INDIA and the UK are working on a “unique and creative solution” to address issues linked to Britain’s recent steel safeguard measure, which is delaying the operationalisation of the Comprehensive Economic and Trade Agreement (CETA).
The two countries signed the pact on July 24, 2025. Under the agreement, 99 per cent of Indian exports will enter the UK duty-free, while India will reduce tariffs on British products including cars and whisky.
“We are very near to operationalising that. There are a few sticking points, as you are aware, the UK has come ahead with a steel measure recently, which was not factored in while negotiating the India-UK deal.
“We are working together to find a unique, creative solution around the steel measure so that we can officialise the India-UK CETA at an early date,” India’s commerce secretary Rajesh Agrawal told reporters.
From July 1, 2026, the UK will limit tariff-free steel imports, cutting overall quota volumes by 60 per cent compared to the earlier steel safeguard measure. Imports above those levels will face a 50 per cent tariff.
The measure will apply to imports of steel products that can also be produced in the UK.
Britain had earlier safeguard measures that imposed import quotas. The new measures reduce those quotas.
India’s exports of iron and steel and related products to the UK stood at USD 893.4 million in 2025-26. These exports account for a significant share of the USD 13.4 billion in total merchandise exports to the UK.
The CETA has already been vetted by both houses of the UK Parliament in March. In India, trade agreements require approval from the Union Cabinet.
Both countries now need to agree on a date for the Entry into Force (EIF) of the agreement.

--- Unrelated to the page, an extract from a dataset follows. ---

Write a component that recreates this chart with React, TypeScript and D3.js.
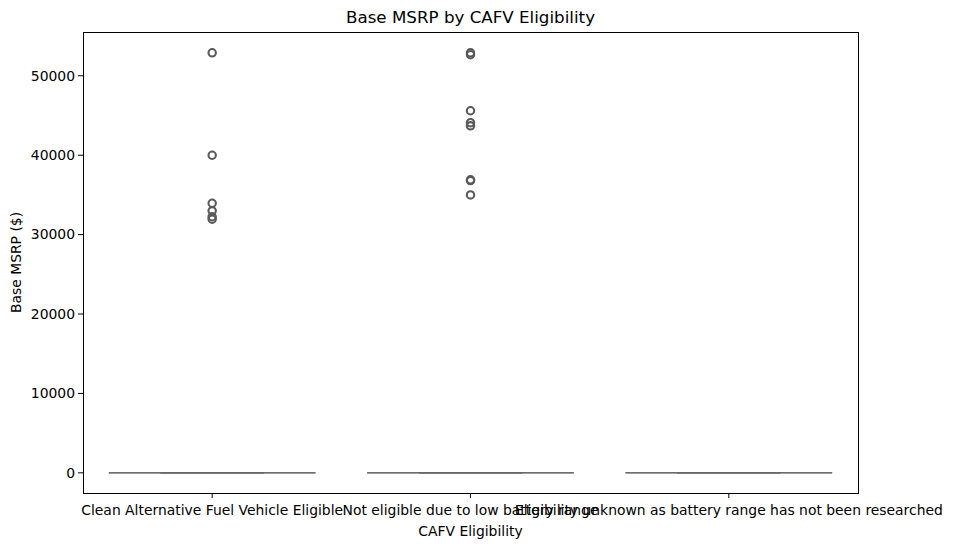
import React from "react";
import * as d3 from "d3";

// categories on the x axis
const categories = [
  "Clean Alternative Fuel Vehicle Eligible",
  "Not eligible due to low battery range",
  "Eligibility unknown as battery range has not been researched",
];

// box stats per category: q1, median, q3, lower whisker, upper whisker
const q1 = [0, 0, 0];
const medians = [0, 0, 0];
const q3 = [0, 0, 0];
const whiskLo = [0, 0, 0];
const whiskHi = [0, 0, 0];

// outliers per category
const outliers = [
  [52900, 39995, 33950, 32995, 32250, 31950],
  [52900, 52650, 45600, 44100, 43700, 36900, 36800, 34995],
  [],
];

const yTicks = [0, 10000, 20000, 30000, 40000, 50000];

function App() {
  const width = 953;
  const height = 547;
  const margin = { top: 32, right: 95, bottom: 54, left: 83 };
  const iw = width - margin.left - margin.right;
  const ih = height - margin.top - margin.bottom;

  const maxV = d3.max(outliers.flat()) ?? 1;
  const pad = maxV * 0.048;
  const y = d3.scaleLinear().domain([-pad, maxV + pad * 1.03]).range([ih, 0]);
  const x = d3.scaleLinear().domain([-0.5, categories.length - 0.5]).range([0, iw]);

  const boxW = 0.8;
  const capW = 0.4;
  const lineColor = "#666666";
  const font = "DejaVu Sans, sans-serif";

  return (
    <svg
      width={width}
      height={height}
      style={{ position: "absolute", left: 0, top: 0, background: "#fff" }}
      fontFamily={font}
    >
      <text x={margin.left + iw / 2} y={23} textAnchor="middle" fontSize={16.7} fill="#000">
        Base MSRP by CAFV Eligibility
      </text>
      <g transform={`translate(${margin.left},${margin.top})`}>
        {categories.map((c, i) => (
          <g key={c}>
            {/* box outline (flat) */}
            <rect
              x={x(i - boxW / 2)}
              y={y(q3[i])}
              width={x(i + boxW / 2) - x(i - boxW / 2)}
              height={Math.max(y(q1[i]) - y(q3[i]), 0)}
              fill="#8da0cb"
              stroke="none"
            />
            <line x1={x(i - boxW / 2)} x2={x(i + boxW / 2)} y1={y(q1[i])} y2={y(q1[i])} stroke={lineColor} strokeWidth={1.5} strokeOpacity={0.8} />
            <line x1={x(i - boxW / 2)} x2={x(i + boxW / 2)} y1={y(medians[i])} y2={y(medians[i])} stroke={lineColor} strokeWidth={1.5} strokeOpacity={0.8} />
            {/* whiskers */}
            <line x1={x(i)} x2={x(i)} y1={y(q3[i])} y2={y(whiskHi[i])} stroke={lineColor} strokeWidth={1.5} />
            <line x1={x(i)} x2={x(i)} y1={y(q1[i])} y2={y(whiskLo[i])} stroke={lineColor} strokeWidth={1.5} />
            {/* caps */}
            <line x1={x(i - capW / 2)} x2={x(i + capW / 2)} y1={y(whiskHi[i])} y2={y(whiskHi[i])} stroke={lineColor} strokeWidth={1.5} strokeOpacity={0.8} />
            <line x1={x(i - capW / 2)} x2={x(i + capW / 2)} y1={y(whiskLo[i])} y2={y(whiskLo[i])} stroke={lineColor} strokeWidth={1.5} strokeOpacity={0.8} />
            {outliers[i].map((v, j) => (
              <circle key={j} cx={x(i)} cy={y(v)} r={3.7} fill="none" stroke="#5a5a5a" strokeWidth={2.1} />
            ))}
          </g>
        ))}

        {/* frame */}
        <rect x={0} y={0} width={iw} height={ih} fill="none" stroke="#000" strokeWidth={1} shapeRendering="crispEdges" />

        {/* y axis */}
        {yTicks.map((t) => (
          <g key={t} transform={`translate(0,${y(t)})`}>
            <line x1={-5} x2={0} stroke="#000" strokeWidth={1} />
            <text x={-8} dy="0.35em" textAnchor="end" fontSize={13.9} fill="#000">
              {t}
            </text>
          </g>
        ))}

        {/* x axis */}
        {categories.map((c, i) => (
          <g key={c} transform={`translate(${x(i)},${ih})`}>
            <line y1={0} y2={5} stroke="#000" strokeWidth={1} />
            <text y={22} textAnchor="middle" fontSize={13.9} fill="#000">
              {c}
            </text>
          </g>
        ))}

        <text x={iw / 2} y={ih + 43} textAnchor="middle" fontSize={13.9} fill="#000">
          CAFV Eligibility
        </text>
        <text transform={`translate(${-62},${ih / 2}) rotate(-90)`} textAnchor="middle" fontSize={13.9} fill="#000">
          Base MSRP ($)
        </text>
      </g>
    </svg>
  );
}

export default App;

India and the UK are looking to double bilateral trade from the current USD 56 billion by 2030.
Think tank GTRI said the UK’s decision to cut tariff-free steel import quotas by 60 per cent from July 1, 2026, could become a sticking point for the India-UK Free Trade Agreement.
“London is effectively following the EU’s protectionist steel model by combining safeguard restrictions with carbon-linked border taxes,” it said, adding that India already faces a difficult trade environment in the EU steel market.
GTRI founder Ajay Srivastava said the UK is now moving in the same direction through tighter quotas, safeguard measures and its own CBAM-style framework.
“Such policies significantly reduce the real commercial value of FTAs. UK may, however, press India to extend the same terms it agreed with the EU,” he added.